01 noviembre 2013

Mascotas

Cuando yo era niño, los hombres con profesiones de cuello blanco solían utilizar sombrero y recuerdo que, no sé por qué, el nombre más frecuente que se le daba a esta prenda era mascota, no me pregunten por qué. El caso es que ahora no me interesan éstas, sino esas otras mascotas más actuales, lo que de siempre se llamaron animales de compañía, claro que es difícil calificar como tal a una serpiente pitón u otros bichos que la gente acoge ahora en su casa.

He citado la serpiente pitón porque días pasados la prensa habló bastante de una que se le había escapado a su dueño y a la que después de mucho buscar se le dio muerte, pero por disparatado que parezca tengo que decir que ojalá fuera ése el animal de compañía escogido por la gente en vez del consabido perro, que es el que de lejos aventaja en las preferencias a la hora de elegir animalito. Y conste, yo mismo he tenido perro –animal que por lo demás me encanta–, pero nunca mientras vivía en un piso, que parece un hábitat escasamente adecuado para compartir con animales de cierta envergadura.

Me gusta más la pitón porque es un hecho demostrado que las serpientes no ladran y eso, a alguien que está más que harto de escuchar los ladridos de perros ajenos le parece una auténtica bendición, por más que las pitones no gocen de excesivo prestigio social. Por si fuera poca ventaja, nunca nadie pisó en la acera una caca de pitón, que es algo que, procedente de los perros, forma parte de nuestra vida diaria.

Cuesta admitir esa idea de muchos padres de que el resto del planeta debe soportar los llantos, gritos y hazañas varias de sus angelitos, pero esa pretensión queda en nada comparada con la idea de los propietarios de perros de que todos tienen que aguantar que su chucho ladre o aulle durante horas.

Hace un año, en un vuelo hacia Madrid desde otra capital europea, me tocó en el asiento situado tras el mío una señora que llevaba en brazos un perro de tamaño mediano, sin más jaula o envoltura.
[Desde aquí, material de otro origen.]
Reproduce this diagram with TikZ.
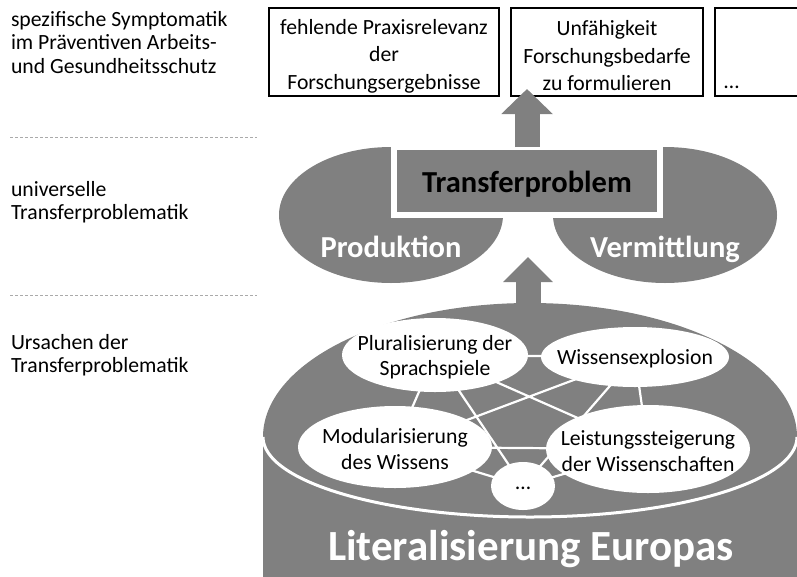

Como aquello me pareció una locura pregunté sobre ello a la azafata, que de manera displicente según es costumbre en las de Iberia, me contestó que estaba autorizado tal modo de transporte si el perro pesaba menos de ocho kilos. Me interesé en saber qué ocurría si el chucho hacía sus necesidades, o algún pasajero cercano padeciera alergia. Su respuesta fue que no estaba previsto nada para estos casos. Así que ya saben, si en un avión les toca cerca un perrito y tiene la ocurrencia de hacer sus caquitas, que como ya se sabe es la principal actividad de estos animales, sólo puedo recomendarles cristiana resignación. Cuesta aceptarlo, pero es así: si usted se baja la cremallera del pantalón y hace su pipí desde el asiento, puede apostar que va a tener problemas con los otros pasajeros y la tripulación del avión. Si es un perro el que lleva a cabo la hazaña –está claro que prescindiendo de la bajada de cremallera– no pasa nada, tout le monde content.

Siempre que en películas sobre tiempos pasados o en antiguas casas de campesinos hemos podido observar la alegre promiscuidad entre personas y animales, sin duda hemos agradecido que el avance de la civilización suponga evitarnos ese mal trago. Pues están equivocados, ya saben que esta despreocupada convivencia es perfectamente posible en la actualidad en el interior de las aeronaves, y no sólo en las de Ryanair, donde ya se sabe que el pasajero es tratado como ganado con DNI.

1 comentario:

Jaqueline dijo...

Así es. Lamentablemente los dueños de los perros se creen que los demás tenemos que aguantar a su chucho. Lo siento mucho, pero yo, desde luego, no viajo al lado de un perro, por más pequeño y mono que pueda ser. Y creo que estoy en mi derecho. Y me parece un disparate que las compañias aéreas permitan llevar a un perro en la cabina de pasajeros, porque como bien lo has dicho, ¿qué pasa con los que tienen alergia?